Allan Wayne Dick Jr
September 9, 1946. Born to Allan & Agnes Dick
Tseshaht First Nation, Port Alberni, B.C.
I will be turning 64 this year, but my life did not start until shortly after my 45th birthday. It was then that I chose to live a life of being aware of every minute of the day.
For 9 years, I was still undecided on where I was going, I drifted from job to job, and when I could afford to, I started to buy woodworking power tools. Somewhere within this time, I started thinking about my culture. I wanted to feel what people of the past had experienced, so in my 1st year, I asked my Dad to show me how to build a Dougout Canoe. He said he would gladly teach me, and jokingly added, “Why did you wait until I was almost 80 years old?”

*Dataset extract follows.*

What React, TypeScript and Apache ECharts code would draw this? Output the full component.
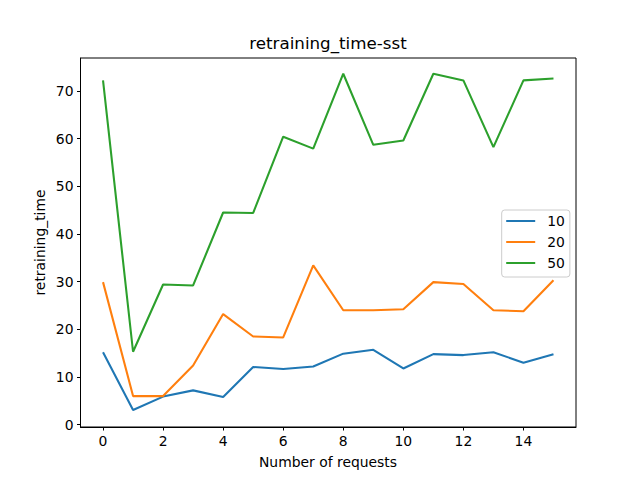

In early April, we went out and chose a 6’ wide by 40’ long tree, and a few days later, it was delivered to my home, courtesy of a local Logging Company.

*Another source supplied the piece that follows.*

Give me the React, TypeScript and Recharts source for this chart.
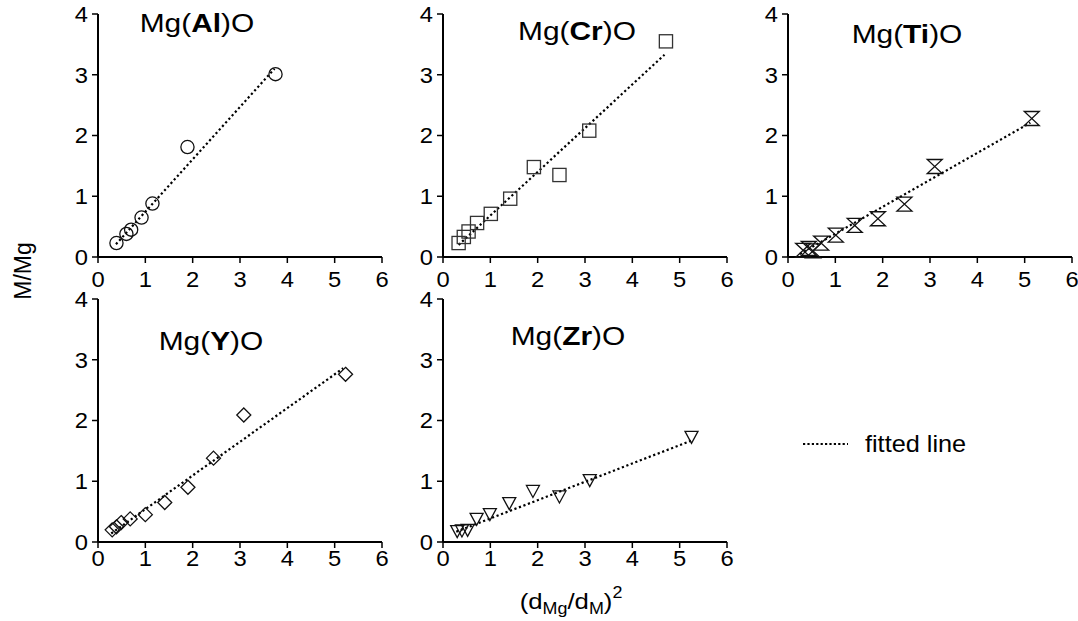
import { ScatterChart, Scatter, XAxis, YAxis, ReferenceLine } from 'recharts';

const FONT = '"Liberation Sans", Arial, sans-serif';

const xTicks = [0, 1, 2, 3, 4, 5, 6];
const yTicks = [0, 1, 2, 3, 4];

// Mg(Al)O
const alX = [0.39, 0.6, 0.7, 0.92, 1.15, 1.89, 3.75];
const alY = [0.23, 0.38, 0.45, 0.65, 0.88, 1.81, 3.01];
const alFitX = [0.38, 3.73];
const alFitY = [0.21, 3.1];

// Mg(Cr)O
const crX = [0.33, 0.44, 0.54, 0.72, 1.01, 1.42, 1.92, 2.46, 3.09, 4.71];
const crY = [0.23, 0.33, 0.42, 0.56, 0.71, 0.96, 1.48, 1.35, 2.08, 3.55];
const crFitX = [0.33, 4.68];
const crFitY = [0.2, 3.33];

// Mg(Ti)O
const tiX = [0.32, 0.44, 0.53, 0.7, 1.01, 1.41, 1.9, 2.46, 3.1, 5.15];
const tiY = [0.11, 0.14, 0.1, 0.23, 0.36, 0.52, 0.63, 0.87, 1.49, 2.28];
const tiFitX = [0.25, 5.12];
const tiFitY = [0.05, 2.21];

// Mg(Y)O
const yX = [0.3, 0.39, 0.49, 0.68, 1.0, 1.41, 1.9, 2.44, 3.08, 5.23];
const yY = [0.2, 0.25, 0.32, 0.38, 0.45, 0.65, 0.9, 1.38, 2.09, 2.76];
const yFitX = [0.28, 5.18];
const yFitY = [0.14, 2.86];

// Mg(Zr)O
const zrX = [0.3, 0.4, 0.52, 0.71, 0.99, 1.4, 1.9, 2.46, 3.1, 5.25];
const zrY = [0.18, 0.19, 0.2, 0.38, 0.46, 0.64, 0.84, 0.75, 1.02, 1.73];
const zrFitX = [0.28, 5.25];
const zrFitY = [0.17, 1.67];

type Kind = 'circle' | 'square' | 'hourglass' | 'diamond' | 'triangle';

const panels = [
  { el: 'Al', xs: alX, ys: alY, fx: alFitX, fy: alFitY, kind: 'circle' as Kind, left: 98.3, top: 14, tx: 197, ty: 32, xGap: 8 },
  { el: 'Cr', xs: crX, ys: crY, fx: crFitX, fy: crFitY, kind: 'square' as Kind, left: 443, top: 14, tx: 577, ty: 40, xGap: 8 },
  { el: 'Ti', xs: tiX, ys: tiY, fx: tiFitX, fy: tiFitY, kind: 'hourglass' as Kind, left: 788.3, top: 14, tx: 907, ty: 43, xGap: 8 },
  { el: 'Y', xs: yX, ys: yY, fx: yFitX, fy: yFitY, kind: 'diamond' as Kind, left: 98.3, top: 299, tx: 211, ty: 350, xGap: 2 },
  { el: 'Zr', xs: zrX, ys: zrY, fx: zrFitX, fy: zrFitY, kind: 'triangle' as Kind, left: 443.3, top: 298.5, tx: 568, ty: 345, xGap: 2 },
];

const PW = 284;
const PH = 243;
const ML = 60;
const MT = 20;
const MR = 20;
const MB = 40;

function Marker({ cx, cy, kind }: { cx?: number; cy?: number; kind: Kind }) {
  if (cx == null || cy == null) return null;
  const s = { fill: 'none', stroke: '#111', strokeWidth: 1.3 };
  if (kind === 'circle') return <circle cx={cx} cy={cy} r={6.6} {...s} />;
  if (kind === 'square') return <rect x={cx - 6.6} y={cy - 6.6} width={13.2} height={13.2} {...s} stroke="#333" />;
  if (kind === 'hourglass')
    return <path d={`M${cx - 7.5},${cy - 7}L${cx + 7.5},${cy - 7}L${cx - 7.5},${cy + 7}L${cx + 7.5},${cy + 7}Z`} {...s} />;
  if (kind === 'diamond')
    return <path d={`M${cx},${cy - 7}L${cx + 7},${cy}L${cx},${cy + 7}L${cx - 7},${cy}Z`} {...s} />;
  return <path d={`M${cx - 6.5},${cy - 5.5}L${cx + 6.5},${cy - 5.5}L${cx},${cy + 6.5}Z`} {...s} />;
}

function XTick(props: any) {
  const { x, y, payload } = props;
  return (
    <text x={x} y={y} dy="0.71em" textAnchor="middle" fontSize={22} fontFamily={FONT} fill="#000"
      transform={`translate(${x},0) scale(1.08,1) translate(${-x},0)`}>
      {payload.value}
    </text>
  );
}

function YTick(props: any) {
  const { x, y, payload } = props;
  return (
    <text x={x} y={y} dy="0.36em" textAnchor="end" fontSize={22} fontFamily={FONT} fill="#000"
      transform={`translate(${x},0) scale(1.08,1) translate(${-x},0)`}>
      {payload.value}
    </text>
  );
}

function Panel({ p }: { p: (typeof panels)[number] }) {
  const data = p.xs.map((x, i) => ({ x, y: p.ys[i] }));
  return (
    <div style={{ position: 'absolute', left: p.left - ML, top: p.top - MT }}>
      <ScatterChart width={PW + ML + MR} height={PH + MT + MB} margin={{ top: MT, right: MR, left: 0, bottom: 0 }}>
        <XAxis dataKey="x" type="number" domain={[0, 6]} ticks={xTicks} height={MB}
          axisLine={{ stroke: '#000', strokeWidth: 2 }} tickLine={{ stroke: '#000', strokeWidth: 1.5 }}
          tickSize={6} tickMargin={p.xGap} tick={<XTick />} interval={0} />
        <YAxis dataKey="y" type="number" domain={[0, 4]} ticks={yTicks} width={ML}
          axisLine={{ stroke: '#000', strokeWidth: 2 }} tickLine={{ stroke: '#000', strokeWidth: 1.5 }}
          tickSize={6} tickMargin={4} tick={<YTick />} interval={0} />
        <ReferenceLine
          segment={[{ x: p.fx[0], y: p.fy[0] }, { x: p.fx[1], y: p.fy[1] }]}
          stroke="#000" strokeWidth={2.2} strokeDasharray="2.2 2.6"
        />
        <Scatter data={data} isAnimationActive={false} shape={(sp: any) => <Marker cx={sp.cx} cy={sp.cy} kind={p.kind} />} />
      </ScatterChart>
    </div>
  );
}

export default function App() {
  return (
    <div style={{ position: 'absolute', left: 0, top: 0, width: 1078, height: 621, overflow: 'hidden', background: '#fff' }}>
      {panels.map((p) => (
        <Panel key={p.el} p={p} />
      ))}
      <svg width={1078} height={621} style={{ position: 'absolute', left: 0, top: 0, pointerEvents: 'none' }}>
        {panels.map((p) => (
          <text key={p.el} x={p.tx} y={p.ty} textAnchor="middle" fontSize={26} fontFamily={FONT} fill="#000"
            transform={`translate(${p.tx},0) scale(1.15,1) translate(${-p.tx},0)`}>
            Mg(<tspan fontWeight="bold">{p.el}</tspan>)O
          </text>
        ))}
        <text x={31} y={271} textAnchor="middle" fontSize={23} fontFamily={FONT} fill="#000" transform="rotate(-90 31 271)">
          M/Mg
        </text>
        <text x={571} y={609} textAnchor="middle" fontSize={23} fontFamily={FONT} fill="#000"
          transform="translate(571,0) scale(1.12,1) translate(-571,0)">
          (d<tspan fontSize={16} dy={5}>Mg</tspan><tspan dy={-5}>/d</tspan><tspan fontSize={16} dy={5}>M</tspan>
          <tspan dy={-5}>)</tspan><tspan fontSize={16} dy={-11}>2</tspan>
        </text>
        <line x1={803} y1={444} x2={848} y2={444} stroke="#000" strokeWidth={2.2} strokeDasharray="2.2 2.2" />
        <text x={865} y={452} fontSize={23} fontFamily={FONT} fill="#000"
          transform="translate(865,0) scale(1.1,1) translate(-865,0)">
          fitted line
        </text>
      </svg>
    </div>
  );
}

It was approximately 3 ½ months from start to finish, and I what I learned, is that I was truly drawn back to my culture; physically, spiritually, as well as emotionally. For the first time in my life, I started to take pride in who I was, not only as a person, but as a Tseshaht. It was pure joy, and it gave me a real sense of pride, to watch my Dad, even at his age, swing a double bladed axe with the precision and dexterity of a young man, my Mom sitting in her chair day after day, giving us moral support.
After the canoe project, I was still uncertain which way I wanted to go, only that it had to be 1st Nations. I did not consider myself an Artist. Carving and painting were put on the back burner , although I knew I would like to try my hand at those art forms in the future.
5 years ago, through my nephew Gordon Dick, I met a man who knew the art of bending wood. As my relationship with him developed, I mentioned to him my desire to learn what he knew. Six months later he offered to come to my home to teach me. Mr. Eli Milton came in and spent 3 days with me, and introduced me to the art of bending wood. Although that was hardly enough time, I will be eternally grateful for what he has taught me.
I developed a real hunger to know more, and for the next 2 years, through trial and error, I began my learning journey of such a beautiful art form. I made a lot of mistakes along the way, but I made an effort to learn from each one.
Today, 4 ½ years later, I am not 100% happy with my work, but getting closer. The one word I hear most when it comes to describing my work is “Beautiful”, and one woman even cried when I presented her with a 6” x 9” bentwood box that I had just completed. The sense of joy, pride and accomplishment that I’ve witnessed when it comes to my work is pretty much the driving force to continue and improve on what I do.
The one regret I have is, “Why did I wait so long”. The ability to step into the unknown has always been a phobia for me, but the Canoe Project, and learning to make the bentwood boxes through trial and error has helped me pass that stage of my life.
Along with the two projects and what I was taught by my parents has brought me to where I am today.
I would like to develop a successful business, at some point in the near future. I take great care in building each bentwood box, and would never let one go to market if I was not happy with it. This policy, I will always keep.